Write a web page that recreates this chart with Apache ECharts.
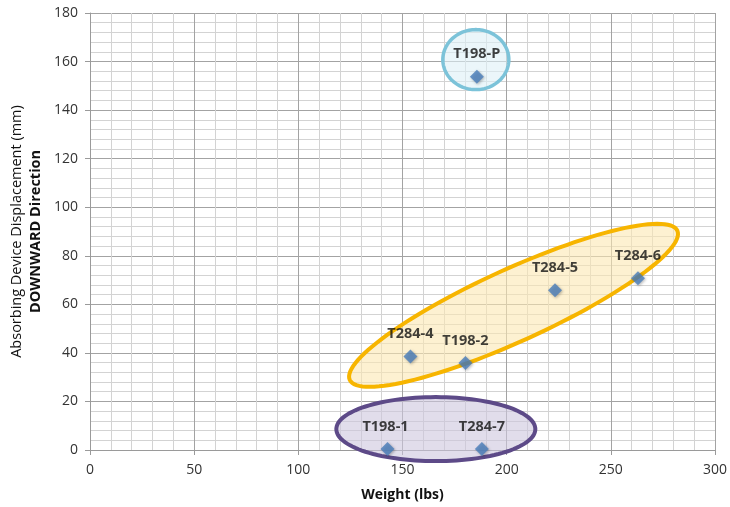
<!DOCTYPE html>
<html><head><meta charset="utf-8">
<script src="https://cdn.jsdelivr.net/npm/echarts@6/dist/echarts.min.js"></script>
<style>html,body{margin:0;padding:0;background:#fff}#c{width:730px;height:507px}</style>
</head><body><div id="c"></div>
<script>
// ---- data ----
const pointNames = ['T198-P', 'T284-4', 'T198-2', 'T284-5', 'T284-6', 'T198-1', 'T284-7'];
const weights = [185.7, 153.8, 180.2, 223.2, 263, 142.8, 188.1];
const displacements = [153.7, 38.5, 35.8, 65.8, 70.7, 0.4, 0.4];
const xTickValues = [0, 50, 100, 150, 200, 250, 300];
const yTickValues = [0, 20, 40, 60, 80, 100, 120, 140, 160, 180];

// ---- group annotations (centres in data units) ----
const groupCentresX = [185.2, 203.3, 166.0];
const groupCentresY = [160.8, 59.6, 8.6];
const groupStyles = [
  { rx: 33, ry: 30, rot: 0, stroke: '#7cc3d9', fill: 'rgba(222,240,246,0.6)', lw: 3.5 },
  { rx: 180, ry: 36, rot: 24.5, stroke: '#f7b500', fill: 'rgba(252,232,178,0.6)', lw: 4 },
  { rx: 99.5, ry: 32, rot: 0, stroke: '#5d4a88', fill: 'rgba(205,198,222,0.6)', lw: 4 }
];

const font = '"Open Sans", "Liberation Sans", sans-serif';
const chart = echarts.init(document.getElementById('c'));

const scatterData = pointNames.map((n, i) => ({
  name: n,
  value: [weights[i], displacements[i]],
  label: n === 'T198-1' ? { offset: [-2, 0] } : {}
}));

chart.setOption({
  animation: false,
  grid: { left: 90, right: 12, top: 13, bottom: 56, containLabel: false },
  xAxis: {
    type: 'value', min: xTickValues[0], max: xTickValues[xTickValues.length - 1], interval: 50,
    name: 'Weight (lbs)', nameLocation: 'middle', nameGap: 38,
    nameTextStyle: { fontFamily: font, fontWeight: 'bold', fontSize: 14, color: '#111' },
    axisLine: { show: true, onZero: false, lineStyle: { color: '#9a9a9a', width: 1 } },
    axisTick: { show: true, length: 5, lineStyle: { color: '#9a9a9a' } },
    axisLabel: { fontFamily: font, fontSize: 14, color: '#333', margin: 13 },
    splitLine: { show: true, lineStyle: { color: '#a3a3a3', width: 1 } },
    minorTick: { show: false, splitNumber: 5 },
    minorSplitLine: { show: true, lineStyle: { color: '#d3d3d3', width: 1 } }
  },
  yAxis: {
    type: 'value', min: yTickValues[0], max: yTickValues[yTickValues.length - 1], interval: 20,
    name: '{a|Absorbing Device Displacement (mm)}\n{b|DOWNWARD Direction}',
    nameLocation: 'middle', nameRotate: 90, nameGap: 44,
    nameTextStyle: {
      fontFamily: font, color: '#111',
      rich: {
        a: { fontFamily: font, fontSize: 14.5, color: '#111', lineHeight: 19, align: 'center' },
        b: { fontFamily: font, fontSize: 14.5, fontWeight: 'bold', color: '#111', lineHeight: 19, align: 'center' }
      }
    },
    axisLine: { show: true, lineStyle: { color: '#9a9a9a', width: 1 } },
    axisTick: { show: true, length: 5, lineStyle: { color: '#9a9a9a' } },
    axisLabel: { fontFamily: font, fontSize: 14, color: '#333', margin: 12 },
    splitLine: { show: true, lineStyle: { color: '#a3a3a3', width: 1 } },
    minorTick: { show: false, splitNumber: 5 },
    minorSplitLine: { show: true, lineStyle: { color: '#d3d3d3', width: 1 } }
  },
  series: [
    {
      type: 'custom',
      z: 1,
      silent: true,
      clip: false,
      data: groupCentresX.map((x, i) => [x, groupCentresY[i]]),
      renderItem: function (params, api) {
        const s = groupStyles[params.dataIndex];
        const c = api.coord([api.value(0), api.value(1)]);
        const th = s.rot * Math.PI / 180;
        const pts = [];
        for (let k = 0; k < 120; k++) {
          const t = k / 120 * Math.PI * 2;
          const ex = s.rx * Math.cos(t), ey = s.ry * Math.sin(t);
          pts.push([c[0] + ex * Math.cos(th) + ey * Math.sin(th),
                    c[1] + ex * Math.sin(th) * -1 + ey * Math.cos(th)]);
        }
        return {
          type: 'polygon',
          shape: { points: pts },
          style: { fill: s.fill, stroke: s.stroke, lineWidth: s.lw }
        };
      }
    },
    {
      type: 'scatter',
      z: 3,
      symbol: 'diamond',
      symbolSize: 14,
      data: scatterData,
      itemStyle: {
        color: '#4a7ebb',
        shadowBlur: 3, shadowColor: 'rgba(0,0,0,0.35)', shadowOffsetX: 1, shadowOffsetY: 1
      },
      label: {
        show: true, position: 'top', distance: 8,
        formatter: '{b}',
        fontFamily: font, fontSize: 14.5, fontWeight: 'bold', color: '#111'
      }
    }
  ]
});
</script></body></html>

*****

[Stated problem] Exactly restate the lines from the beginning of the data through the line with "140, 160, 180];", and no others, keeping pictures out.

[Correct response]
Write a web page that recreates this chart with Apache ECharts.
<!DOCTYPE html>
<html><head><meta charset="utf-8">
<script src="https://cdn.jsdelivr.net/npm/echarts@6/dist/echarts.min.js"></script>
<style>html,body{margin:0;padding:0;background:#fff}#c{width:730px;height:507px}</style>
</head><body><div id="c"></div>
<script>
// ---- data ----
const pointNames = ['T198-P', 'T284-4', 'T198-2', 'T284-5', 'T284-6', 'T198-1', 'T284-7'];
const weights = [185.7, 153.8, 180.2, 223.2, 263, 142.8, 188.1];
const displacements = [153.7, 38.5, 35.8, 65.8, 70.7, 0.4, 0.4];
const xTickValues = [0, 50, 100, 150, 200, 250, 300];
const yTickValues = [0, 20, 40, 60, 80, 100, 120, 140, 160, 180];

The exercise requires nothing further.